Apparently I'm stupid, but not as dumb as I could have been.

Got an e-mail on Friday night that I looked at briefly on Saturday and responded to rather quickly before heading off to a friends wedding some 3 hours drive away.

Well, the e-mail said it came from Pay-Pals, just like so many I've gotten from them before. It said that my account had been suspended, which it has been in the past, and that they needed to verify my credit card information in order to reactivate it.

Get back Sunday night from a weekend of wedding and gaming to find a call on the answering machine concerning my credit card and verifying transactions made with it. Turns out from calling them this morning that they had a number of attempted transactions made in Romania using my credit card and they had been flagged. Apparently the Pay-Pal thing wasn't an actual Pay-Pal e-mail and the like it had went to their well crafted website which looks identical to what Pay-Pal actually has.

The good news is that all of the transactions failed because not only was I a dope for giving them all of the information they requested, I was also ignorant and had no clue what my 4-digit pin number was for the card. So, everything else may have been correct (though I think I also gave them the incorrect expiration date) but because that number was wrong they couldn't use the card. Save by my own ignorance.

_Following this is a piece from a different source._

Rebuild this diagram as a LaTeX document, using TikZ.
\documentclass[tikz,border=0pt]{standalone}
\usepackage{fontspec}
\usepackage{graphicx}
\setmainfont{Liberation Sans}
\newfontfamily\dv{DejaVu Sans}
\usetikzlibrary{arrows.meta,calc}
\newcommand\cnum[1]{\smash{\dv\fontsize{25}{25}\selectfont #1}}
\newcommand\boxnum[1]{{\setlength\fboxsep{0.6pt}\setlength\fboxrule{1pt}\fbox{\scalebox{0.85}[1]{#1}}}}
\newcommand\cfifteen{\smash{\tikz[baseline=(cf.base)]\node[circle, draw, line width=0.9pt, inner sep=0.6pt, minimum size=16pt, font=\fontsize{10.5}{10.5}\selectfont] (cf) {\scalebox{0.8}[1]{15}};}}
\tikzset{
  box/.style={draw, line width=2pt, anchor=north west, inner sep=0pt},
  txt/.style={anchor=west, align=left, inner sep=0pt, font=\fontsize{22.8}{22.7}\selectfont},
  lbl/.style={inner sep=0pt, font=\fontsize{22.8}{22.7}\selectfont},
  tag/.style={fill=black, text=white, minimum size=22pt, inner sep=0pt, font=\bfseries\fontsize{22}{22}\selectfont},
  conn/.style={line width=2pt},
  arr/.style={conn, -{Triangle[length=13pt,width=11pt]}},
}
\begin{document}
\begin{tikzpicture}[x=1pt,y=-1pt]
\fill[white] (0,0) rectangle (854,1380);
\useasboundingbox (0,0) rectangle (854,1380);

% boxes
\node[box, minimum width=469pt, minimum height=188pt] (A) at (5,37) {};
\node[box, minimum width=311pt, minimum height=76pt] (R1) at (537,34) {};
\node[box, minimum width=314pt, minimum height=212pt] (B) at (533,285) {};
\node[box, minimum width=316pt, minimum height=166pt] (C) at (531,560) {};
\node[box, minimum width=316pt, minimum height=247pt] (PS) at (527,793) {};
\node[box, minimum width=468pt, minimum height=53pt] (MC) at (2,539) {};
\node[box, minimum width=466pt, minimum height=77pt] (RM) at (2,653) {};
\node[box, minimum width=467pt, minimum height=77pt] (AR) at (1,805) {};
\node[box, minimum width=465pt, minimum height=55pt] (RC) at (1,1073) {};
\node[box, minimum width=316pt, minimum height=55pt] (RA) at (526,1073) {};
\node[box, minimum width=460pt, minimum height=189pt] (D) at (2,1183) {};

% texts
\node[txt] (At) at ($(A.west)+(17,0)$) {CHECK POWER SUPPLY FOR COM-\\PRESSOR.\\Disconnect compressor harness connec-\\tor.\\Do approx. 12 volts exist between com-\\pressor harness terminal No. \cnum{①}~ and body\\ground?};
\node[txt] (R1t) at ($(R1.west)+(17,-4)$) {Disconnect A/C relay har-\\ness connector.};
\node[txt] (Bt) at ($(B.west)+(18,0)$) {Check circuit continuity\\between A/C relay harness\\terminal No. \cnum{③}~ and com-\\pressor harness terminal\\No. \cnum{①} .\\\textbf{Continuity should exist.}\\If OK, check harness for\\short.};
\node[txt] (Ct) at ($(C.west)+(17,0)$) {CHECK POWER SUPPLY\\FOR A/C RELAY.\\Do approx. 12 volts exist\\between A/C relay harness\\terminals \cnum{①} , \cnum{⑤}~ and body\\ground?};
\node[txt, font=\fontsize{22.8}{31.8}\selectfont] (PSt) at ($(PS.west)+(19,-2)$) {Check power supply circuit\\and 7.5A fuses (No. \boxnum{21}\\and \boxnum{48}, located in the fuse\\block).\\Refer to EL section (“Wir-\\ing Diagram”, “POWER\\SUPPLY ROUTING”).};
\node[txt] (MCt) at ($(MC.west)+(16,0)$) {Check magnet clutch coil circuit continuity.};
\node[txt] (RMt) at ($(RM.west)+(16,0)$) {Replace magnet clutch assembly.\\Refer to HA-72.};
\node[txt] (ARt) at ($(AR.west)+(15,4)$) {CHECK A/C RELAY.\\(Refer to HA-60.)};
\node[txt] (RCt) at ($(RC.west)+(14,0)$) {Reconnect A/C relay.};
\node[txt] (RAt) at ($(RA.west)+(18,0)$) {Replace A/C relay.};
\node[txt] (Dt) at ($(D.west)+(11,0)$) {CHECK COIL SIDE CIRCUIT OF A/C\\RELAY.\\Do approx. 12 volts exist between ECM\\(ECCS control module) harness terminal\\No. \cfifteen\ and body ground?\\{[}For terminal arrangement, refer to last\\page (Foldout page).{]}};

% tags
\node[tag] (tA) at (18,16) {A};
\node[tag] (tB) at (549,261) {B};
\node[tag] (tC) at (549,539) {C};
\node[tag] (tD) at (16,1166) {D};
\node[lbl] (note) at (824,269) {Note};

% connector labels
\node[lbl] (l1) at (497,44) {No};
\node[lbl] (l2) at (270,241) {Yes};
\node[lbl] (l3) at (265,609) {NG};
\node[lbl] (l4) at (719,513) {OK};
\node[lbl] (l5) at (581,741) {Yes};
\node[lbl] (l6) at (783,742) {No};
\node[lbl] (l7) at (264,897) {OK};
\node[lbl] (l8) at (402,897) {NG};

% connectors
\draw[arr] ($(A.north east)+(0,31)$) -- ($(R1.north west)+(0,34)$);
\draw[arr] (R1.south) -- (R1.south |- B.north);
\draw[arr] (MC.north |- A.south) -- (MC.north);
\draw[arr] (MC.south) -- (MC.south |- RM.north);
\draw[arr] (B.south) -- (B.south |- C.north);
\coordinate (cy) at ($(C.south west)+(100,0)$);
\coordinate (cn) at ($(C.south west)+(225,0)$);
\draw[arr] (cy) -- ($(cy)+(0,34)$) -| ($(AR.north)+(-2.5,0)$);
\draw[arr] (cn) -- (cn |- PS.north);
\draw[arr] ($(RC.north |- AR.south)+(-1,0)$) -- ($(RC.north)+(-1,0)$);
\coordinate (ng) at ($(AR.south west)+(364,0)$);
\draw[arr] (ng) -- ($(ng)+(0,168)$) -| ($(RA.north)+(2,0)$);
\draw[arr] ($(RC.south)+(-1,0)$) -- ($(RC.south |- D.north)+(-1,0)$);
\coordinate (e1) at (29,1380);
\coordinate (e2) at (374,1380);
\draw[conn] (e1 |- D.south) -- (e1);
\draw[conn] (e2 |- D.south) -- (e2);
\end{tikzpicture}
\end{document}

They are going to issue me a new card and cancel out the old one and that should take care of the problem. So, everyone else out there with a Pay-Pal account be very careful of this phishing scam. If you hover your mouse over the link they provide in the e-mail it should show you the actual link site, which does not go to paypal.com or anything affiliated with it. I live and learn with no major problem here. Good thing I still don't know what the 4-digit pin number is on a credit card, and I would appreciate people not telling me what it is. Safer that way.